I see. I guess different machines work differently. I faced a lot of errors in the original code but this one is working very well for me. Do send me a direct message on any platform as I would like to hear what work you are planning to do. Maybe we can even work together. It is always nice to collaborate internationally as it showcases good teamwork skills on our resumes.

Vyaas99 avatar Jan 26 '24 17:01 Vyaas99

Hi! Sorry for the slow reply. Yes, over the years some of the files have been deleted from their sources. At some point I tried to find updated links but some episodes were seemingly deleted entirely from the web.

Your best bet is to try getting a copy from someone who has used the dataset recently. Sorry I'm not able to provide a better solution!

colincsl avatar Jan 26 '24 18:01 colincsl

Hi! Sorry for the slow reply. Yes, over the years some of the files have been deleted from their sources. At some point I tried to find updated links but some episodes were seemingly deleted entirely from the web.

Your best bet is to try getting a copy from someone who has used the dataset recently.

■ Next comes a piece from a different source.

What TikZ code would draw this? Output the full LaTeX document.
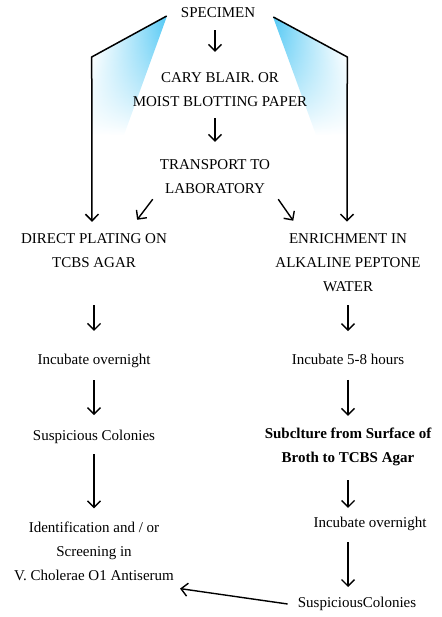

Sorry I'm not able to provide a better solution!

Hi Colin,

Would you have any Idea on who to contact to get the extracted clips ? Or is there any way to these extract clips, without needing StutteringIsCool and Strong Voices episodes?

Thanks

LocknLoad95 avatar Jan 28 '24 07:01 LocknLoad95

I see. I guess different machines work differently. I faced a lot of errors in the original code but this one is working very well for me. Do send me a direct message on any platform as I would like to hear what work you are planning to do. Maybe we can even work together. It is always nice to collaborate internationally as it showcases good teamwork skills on our resumes.

Of course! i will send an email to your address, talking about my plan to do with this dataset.

alanshaoTT avatar Jan 29 '24 04:01 alanshaoTT